• Problem requirements
Reproduce the lines of the material exactly, excluding every image.

• Source data

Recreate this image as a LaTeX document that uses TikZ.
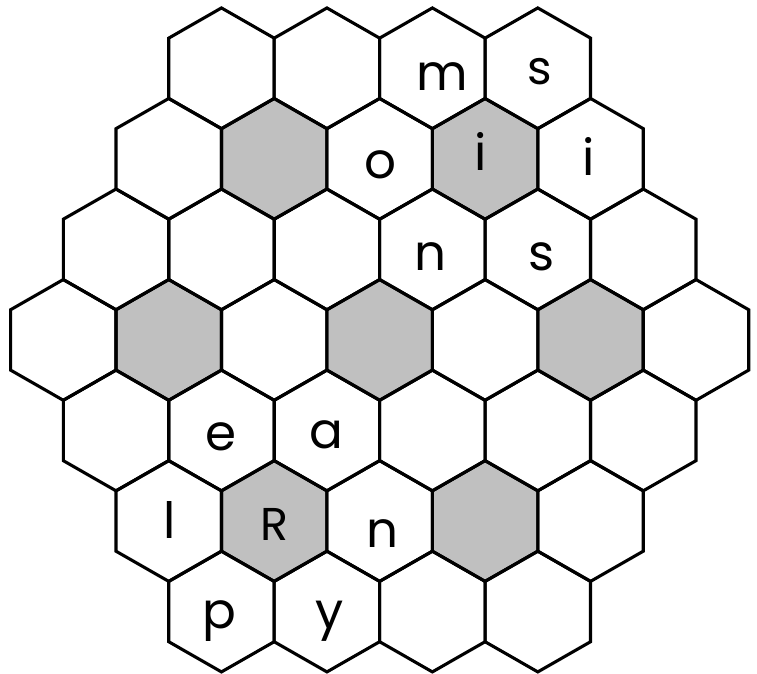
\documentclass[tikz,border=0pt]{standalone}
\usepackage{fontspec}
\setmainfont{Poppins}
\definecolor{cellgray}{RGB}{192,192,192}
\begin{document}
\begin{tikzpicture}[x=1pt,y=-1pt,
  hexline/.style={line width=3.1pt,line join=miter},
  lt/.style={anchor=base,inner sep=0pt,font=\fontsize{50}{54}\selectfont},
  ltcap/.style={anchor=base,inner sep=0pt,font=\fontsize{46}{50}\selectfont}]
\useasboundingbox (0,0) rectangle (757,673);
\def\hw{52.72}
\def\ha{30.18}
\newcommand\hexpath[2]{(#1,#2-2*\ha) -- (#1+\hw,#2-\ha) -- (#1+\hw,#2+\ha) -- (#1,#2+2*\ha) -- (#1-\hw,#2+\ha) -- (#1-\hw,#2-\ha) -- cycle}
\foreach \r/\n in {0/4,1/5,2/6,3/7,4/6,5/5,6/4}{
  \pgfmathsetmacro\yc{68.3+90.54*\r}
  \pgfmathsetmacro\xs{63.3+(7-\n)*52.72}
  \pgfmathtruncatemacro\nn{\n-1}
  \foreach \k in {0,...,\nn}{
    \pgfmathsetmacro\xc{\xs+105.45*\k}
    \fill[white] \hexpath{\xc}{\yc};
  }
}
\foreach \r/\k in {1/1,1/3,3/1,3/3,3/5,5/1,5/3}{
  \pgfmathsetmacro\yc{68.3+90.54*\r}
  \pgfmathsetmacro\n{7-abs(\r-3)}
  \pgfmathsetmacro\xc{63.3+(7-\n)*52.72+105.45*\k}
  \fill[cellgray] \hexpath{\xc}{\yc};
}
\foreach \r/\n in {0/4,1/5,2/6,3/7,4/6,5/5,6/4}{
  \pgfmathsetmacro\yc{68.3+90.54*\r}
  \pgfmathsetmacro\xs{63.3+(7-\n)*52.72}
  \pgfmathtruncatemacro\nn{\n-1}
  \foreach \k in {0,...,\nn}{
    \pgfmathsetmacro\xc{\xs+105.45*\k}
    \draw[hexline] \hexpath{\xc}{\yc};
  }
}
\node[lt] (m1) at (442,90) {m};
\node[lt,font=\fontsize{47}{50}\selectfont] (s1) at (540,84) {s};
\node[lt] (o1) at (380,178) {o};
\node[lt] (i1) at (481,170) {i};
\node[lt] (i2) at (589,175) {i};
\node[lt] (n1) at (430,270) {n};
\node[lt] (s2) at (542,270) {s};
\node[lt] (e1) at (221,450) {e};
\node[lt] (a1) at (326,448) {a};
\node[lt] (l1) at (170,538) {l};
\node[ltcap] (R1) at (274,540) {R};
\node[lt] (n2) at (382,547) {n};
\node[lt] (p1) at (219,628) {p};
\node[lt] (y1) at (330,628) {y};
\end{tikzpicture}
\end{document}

• Exercise output
Recreate this image as a LaTeX document that uses TikZ.
\documentclass[tikz,border=0pt]{standalone}
\usepackage{fontspec}
\setmainfont{Poppins}
\definecolor{cellgray}{RGB}{192,192,192}
\begin{document}
\begin{tikzpicture}[x=1pt,y=-1pt,
  hexline/.style={line width=3.1pt,line join=miter},
  lt/.style={anchor=base,inner sep=0pt,font=\fontsize{50}{54}\selectfont},
  ltcap/.style={anchor=base,inner sep=0pt,font=\fontsize{46}{50}\selectfont}]
\useasboundingbox (0,0) rectangle (757,673);
\def\hw{52.72}
\def\ha{30.18}
\newcommand\hexpath[2]{(#1,#2-2*\ha) -- (#1+\hw,#2-\ha) -- (#1+\hw,#2+\ha) -- (#1,#2+2*\ha) -- (#1-\hw,#2+\ha) -- (#1-\hw,#2-\ha) -- cycle}
\foreach \r/\n in {0/4,1/5,2/6,3/7,4/6,5/5,6/4}{
  \pgfmathsetmacro\yc{68.3+90.54*\r}
  \pgfmathsetmacro\xs{63.3+(7-\n)*52.72}
  \pgfmathtruncatemacro\nn{\n-1}
  \foreach \k in {0,...,\nn}{
    \pgfmathsetmacro\xc{\xs+105.45*\k}
    \fill[white] \hexpath{\xc}{\yc};
  }
}
\foreach \r/\k in {1/1,1/3,3/1,3/3,3/5,5/1,5/3}{
  \pgfmathsetmacro\yc{68.3+90.54*\r}
  \pgfmathsetmacro\n{7-abs(\r-3)}
  \pgfmathsetmacro\xc{63.3+(7-\n)*52.72+105.45*\k}
  \fill[cellgray] \hexpath{\xc}{\yc};
}
\foreach \r/\n in {0/4,1/5,2/6,3/7,4/6,5/5,6/4}{
  \pgfmathsetmacro\yc{68.3+90.54*\r}
  \pgfmathsetmacro\xs{63.3+(7-\n)*52.72}
  \pgfmathtruncatemacro\nn{\n-1}
  \foreach \k in {0,...,\nn}{
    \pgfmathsetmacro\xc{\xs+105.45*\k}
    \draw[hexline] \hexpath{\xc}{\yc};
  }
}
\node[lt] (m1) at (442,90) {m};
\node[lt,font=\fontsize{47}{50}\selectfont] (s1) at (540,84) {s};
\node[lt] (o1) at (380,178) {o};
\node[lt] (i1) at (481,170) {i};
\node[lt] (i2) at (589,175) {i};
\node[lt] (n1) at (430,270) {n};
\node[lt] (s2) at (542,270) {s};
\node[lt] (e1) at (221,450) {e};
\node[lt] (a1) at (326,448) {a};
\node[lt] (l1) at (170,538) {l};
\node[ltcap] (R1) at (274,540) {R};
\node[lt] (n2) at (382,547) {n};
\node[lt] (p1) at (219,628) {p};
\node[lt] (y1) at (330,628) {y};
\end{tikzpicture}
\end{document}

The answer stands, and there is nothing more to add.